Look at the way the grass dramatically converges, the determined look on Nausicaas face and the balanced colours.
Where DO you get these?! Out with it man! With so many of them you must remember where you got them. Try googling the filenames.
Looking at the setup (coins to weight them down) it's obviously some dude who has a collection, and not from the copyright holder.
The thing I like about this one is it lists all of the film awards Nausicaa had won at the time. And it does show her in a calmer non-action setting.
I have about 40 of the Ghibli B2-size posters (roughly 20x29" - about the size of a US "half-sheet" poster) in my collection. I had the extreme good luck of living about 20 minutes drive away from the only US branch of Mandarake when it opened in 1999 in Torrance, CA. That's where my collection started. They always had a good selection of anime movie posters of all kinds, and they could special order stuff from their main branch in Tokyo.
When that Torrance store died a couple of years later, I switched to buying on-line from a couple of good poster shops in Japan, plus good ol' Yahoo Auctions in Japan. I suppose it helps to be able to read Japanese a little bit so you can search using the original titles, and ability to input (or at least copy and paste) Japanese search strings. And in most cases you'll need to use a proxy service (or a friend with a Japanese address) to handle the money and shipping matters.
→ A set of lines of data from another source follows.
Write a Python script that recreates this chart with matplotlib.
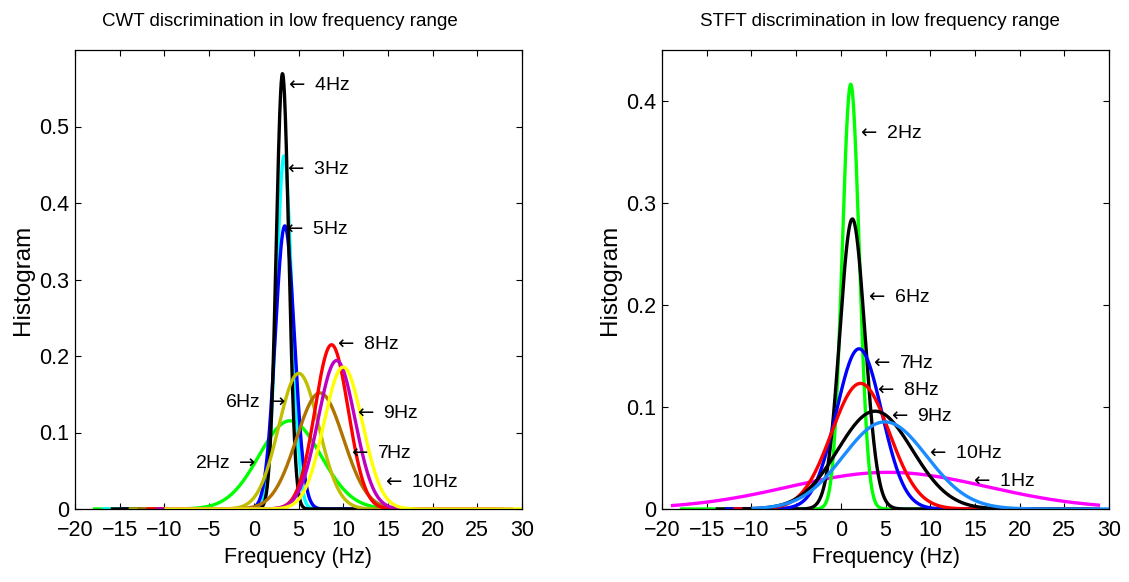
import numpy as np
import matplotlib
matplotlib.use('Agg')
import matplotlib.pyplot as plt
from matplotlib.ticker import FuncFormatter

# ---------------- data: CWT panel (normal pdf parameters per frequency) ----------------
cwt_names = ['2Hz', '3Hz', '5Hz', '4Hz', '6Hz', '7Hz', '8Hz', '9Hz', '10Hz']
cwt_mean = [4.05, 3.39, 3.47, 3.21, 5.03, 7.40, 8.70, 9.26, 10.00]
cwt_std = [3.46, 0.864, 1.078, 0.701, 2.25, 2.63, 1.858, 2.056, 2.15]
cwt_x_start = [-18, -17, -15, -16, -14, -13, -12, -11, -10]
cwt_x_end = [22, 23, 25, 24, 26, 27, 28, 29, 30]
cwt_colors = ['#00FF00', '#00FFFF', '#0000FF', '#000000', '#BFBF00',
              '#B07300', '#FF0000', '#BF00BF', '#FFFF00']

# ---------------- data: STFT panel ----------------
stft_names = ['1Hz', '2Hz', '6Hz', '7Hz', '8Hz', '9Hz', '10Hz']
stft_mean = [5.3, 1.11, 1.29, 2.04, 2.20, 3.83, 4.94]
stft_std = [11.1, 0.958, 1.403, 2.54, 3.24, 4.16, 4.67]
stft_x_start = [-19, -18, -14, -13, -12, -11, -10]
stft_x_end = [29, 22, 26, 27, 28, 29, 30]
stft_colors = ['#FF00FF', '#00FF00', '#000000', '#0000FF', '#FF0000',
               '#000000', '#1A8CFF']

# annotation labels (text, anchor x, anchor y, arrow side)
cwt_ann_text = ['4Hz', '3Hz', '5Hz', '8Hz', '9Hz', '7Hz', '10Hz', '6Hz', '2Hz']
cwt_ann_x = [3.5, 3.4, 3.3, 8.95, 11.2, 10.57, 14.3, 3.65, 0.32]
cwt_ann_y = [0.554, 0.444, 0.365, 0.215, 0.125, 0.0726, 0.0343, 0.1386, 0.0595]
cwt_ann_side = ['L', 'L', 'L', 'L', 'L', 'L', 'L', 'R', 'R']

stft_ann_text = ['2Hz', '6Hz', '7Hz', '8Hz', '9Hz', '10Hz', '1Hz']
stft_ann_x = [1.78, 2.7, 3.27, 3.7, 5.3, 9.53, 14.45]
stft_ann_y = [0.368, 0.2077, 0.143, 0.1158, 0.091, 0.0545, 0.0267]
stft_ann_side = ['L'] * 7

x_ticks = [-20, -15, -10, -5, 0, 5, 10, 15, 20, 25, 30]
cwt_yticks = [0, 0.1, 0.2, 0.3, 0.4, 0.5]
stft_yticks = [0, 0.1, 0.2, 0.3, 0.4]

FAM = ['Liberation Sans', 'DejaVu Sans']
plt.rcParams['font.family'] = FAM
plt.rcParams['axes.unicode_minus'] = True


def normpdf(x, mu, s):
    return np.exp(-0.5 * ((x - mu) / s) ** 2) / (s * np.sqrt(2 * np.pi))


fig = plt.figure(figsize=(11.29, 5.82), dpi=100)
W, H = 1129, 582
ax1 = fig.add_axes([75 / W, (H - 509) / H, 447 / W, 459 / H])
ax2 = fig.add_axes([662 / W, (H - 509) / H, 447 / W, 459 / H])


def draw(ax, means, stds, xs, xe, colors, ylim, yticks, title, title_x,
         ann_t, ann_x, ann_y, ann_side):
    for mu, s, a, b, c in zip(means, stds, xs, xe, colors):
        x = np.linspace(a, b, 1201)
        ax.plot(x, normpdf(x, mu, s), color=c, lw=2.4, solid_capstyle='butt')
    for t, x, y, sd in zip(ann_t, ann_x, ann_y, ann_side):
        if sd == 'L':
            ax.text(x, y, r'$\leftarrow$ ' + t, ha='left', va='center',
                    fontsize=14)
        else:
            ax.text(x, y, t + r' $\rightarrow$', ha='right', va='center',
                    fontsize=14)
    ax.set_xlim(-20, 30)
    ax.set_ylim(*ylim)
    ax.set_xticks(x_ticks)
    ax.set_yticks(yticks)
    ax.yaxis.set_major_formatter(FuncFormatter(lambda v, p: '%g' % v))
    ax.tick_params(direction='in', length=4, width=0.8, top=True, right=True,
                   labelsize=15.5, pad=8)
    ax.tick_params(axis='y', pad=4)
    for sp in ax.spines.values():
        sp.set_linewidth(0.9)
    ax.set_xlabel('Frequency (Hz)', fontsize=15.5, labelpad=4)
    ax.set_ylabel('Histogram', fontsize=17.5, labelpad=4)
    ax.set_title(title, fontsize=13.5, x=title_x, pad=17)


draw(ax1, cwt_mean, cwt_std, cwt_x_start, cwt_x_end, cwt_colors, (0, 0.6),
     cwt_yticks, 'CWT discrimination in low frequency range', 0.459,
     cwt_ann_text, cwt_ann_x, cwt_ann_y, cwt_ann_side)
draw(ax2, stft_mean, stft_std, stft_x_start, stft_x_end, stft_colors,
     (0, 0.45), stft_yticks, 'STFT discrimination in low frequency range',
     0.488, stft_ann_text, stft_ann_x, stft_ann_y, stft_ann_side)

fig.savefig('out.png', dpi=100)
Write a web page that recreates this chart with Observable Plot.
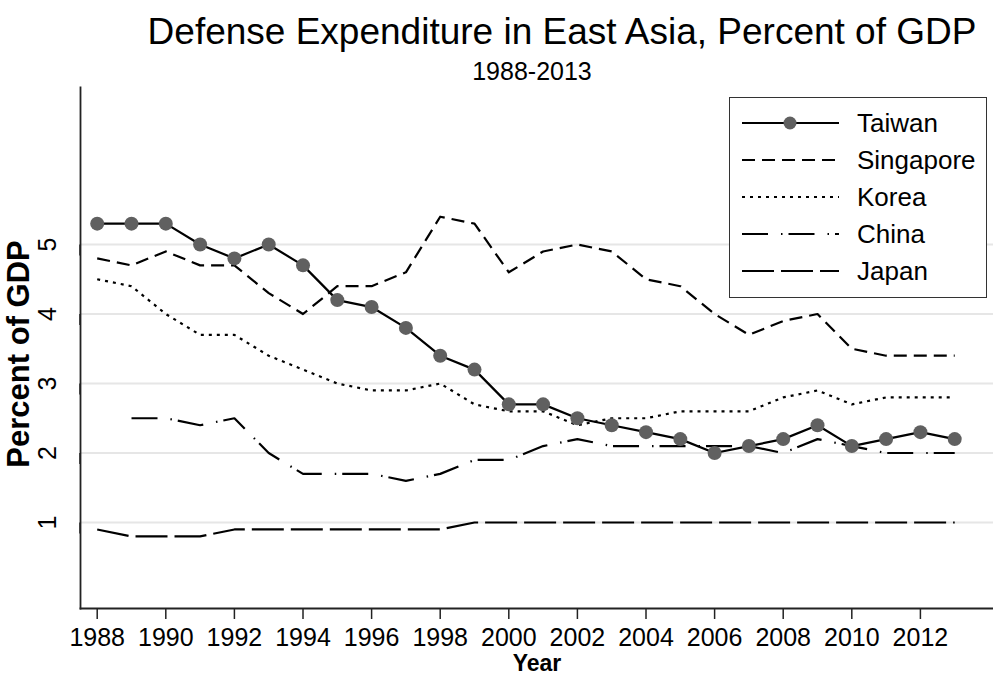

When a part of my collection was displayed at the College of Southern Nevada a couple of years ago, the most frequent question I heard was, "where did you get these?" These days I recommend a store on ebay called "Edo-Iki", a Ghibli Freak in the very best of ways, and for older long-out-of-print or obscure stuff, the above-mentioned Yahoo Auctions Japan. For the proxy I have used ShoppingMallJapan.